- Task to complete:
Set down the lines from the one containing "Reproduce this chart" to the one containing "import * as", both lines included, exactly as they stand and with no other lines.

- Materials provided:

+-------+

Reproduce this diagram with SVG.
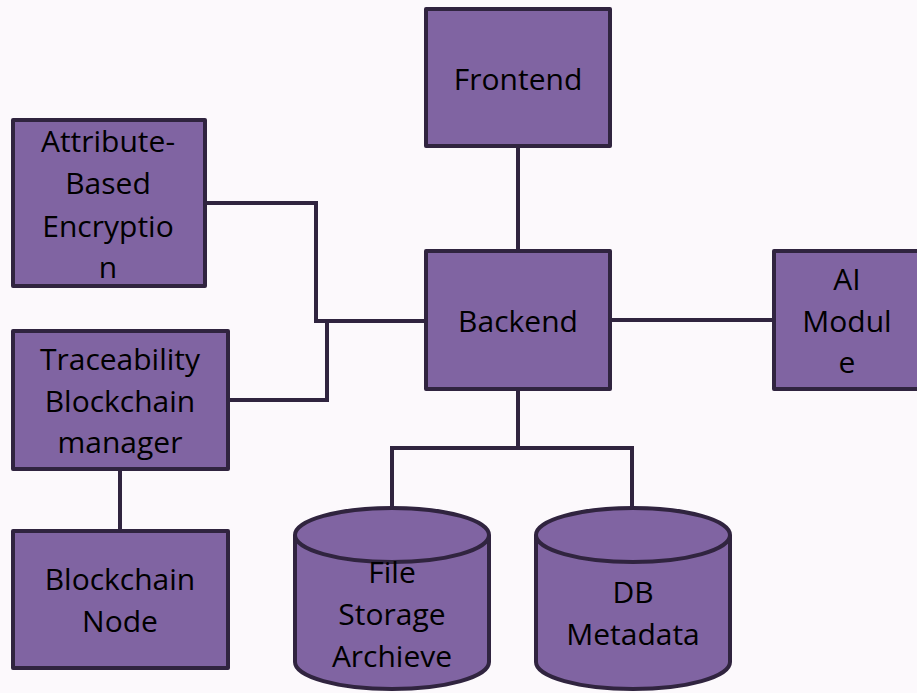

+-------+

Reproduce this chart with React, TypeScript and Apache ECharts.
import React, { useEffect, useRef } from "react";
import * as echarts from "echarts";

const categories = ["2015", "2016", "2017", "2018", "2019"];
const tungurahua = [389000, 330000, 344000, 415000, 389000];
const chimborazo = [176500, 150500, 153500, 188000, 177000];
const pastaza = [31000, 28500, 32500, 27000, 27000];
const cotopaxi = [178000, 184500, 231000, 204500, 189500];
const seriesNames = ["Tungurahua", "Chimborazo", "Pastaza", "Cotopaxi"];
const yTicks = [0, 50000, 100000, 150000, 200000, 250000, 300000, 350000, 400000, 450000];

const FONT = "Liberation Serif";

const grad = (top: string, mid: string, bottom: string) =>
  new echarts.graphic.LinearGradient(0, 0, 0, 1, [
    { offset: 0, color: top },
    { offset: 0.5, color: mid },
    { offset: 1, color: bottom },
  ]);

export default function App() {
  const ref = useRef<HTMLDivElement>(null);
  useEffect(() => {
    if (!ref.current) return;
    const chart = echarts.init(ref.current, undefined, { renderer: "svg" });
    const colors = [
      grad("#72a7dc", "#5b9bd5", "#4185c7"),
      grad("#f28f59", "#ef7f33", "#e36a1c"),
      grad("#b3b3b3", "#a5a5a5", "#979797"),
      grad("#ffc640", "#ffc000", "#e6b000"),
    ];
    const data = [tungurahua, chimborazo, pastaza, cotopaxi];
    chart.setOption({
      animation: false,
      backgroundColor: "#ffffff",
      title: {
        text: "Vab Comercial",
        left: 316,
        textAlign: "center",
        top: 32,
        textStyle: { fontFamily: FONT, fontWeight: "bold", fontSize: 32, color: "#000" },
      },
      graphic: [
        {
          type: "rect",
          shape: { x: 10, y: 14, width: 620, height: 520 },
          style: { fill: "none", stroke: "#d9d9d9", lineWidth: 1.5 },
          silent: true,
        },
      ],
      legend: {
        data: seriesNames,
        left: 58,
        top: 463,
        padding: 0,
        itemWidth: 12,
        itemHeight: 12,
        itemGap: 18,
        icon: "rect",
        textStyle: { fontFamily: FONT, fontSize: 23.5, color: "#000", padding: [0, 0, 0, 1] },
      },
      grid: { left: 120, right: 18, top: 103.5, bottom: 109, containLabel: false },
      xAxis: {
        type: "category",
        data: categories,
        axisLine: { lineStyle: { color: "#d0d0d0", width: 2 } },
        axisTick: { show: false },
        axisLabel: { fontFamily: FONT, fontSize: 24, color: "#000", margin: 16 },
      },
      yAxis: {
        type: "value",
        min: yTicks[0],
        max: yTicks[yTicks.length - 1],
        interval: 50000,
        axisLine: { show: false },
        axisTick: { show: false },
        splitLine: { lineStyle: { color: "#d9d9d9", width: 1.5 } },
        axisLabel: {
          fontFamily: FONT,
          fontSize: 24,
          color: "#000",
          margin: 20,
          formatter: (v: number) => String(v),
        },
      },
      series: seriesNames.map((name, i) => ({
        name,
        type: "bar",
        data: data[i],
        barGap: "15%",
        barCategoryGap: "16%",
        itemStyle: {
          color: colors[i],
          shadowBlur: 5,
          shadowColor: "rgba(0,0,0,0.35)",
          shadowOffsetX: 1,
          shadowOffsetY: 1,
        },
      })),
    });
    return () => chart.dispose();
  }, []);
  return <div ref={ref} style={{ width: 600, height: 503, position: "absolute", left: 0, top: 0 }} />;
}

+-------+

- Task answer:
Reproduce this chart with React, TypeScript and Apache ECharts.
import React, { useEffect, useRef } from "react";
import * as echarts from "echarts";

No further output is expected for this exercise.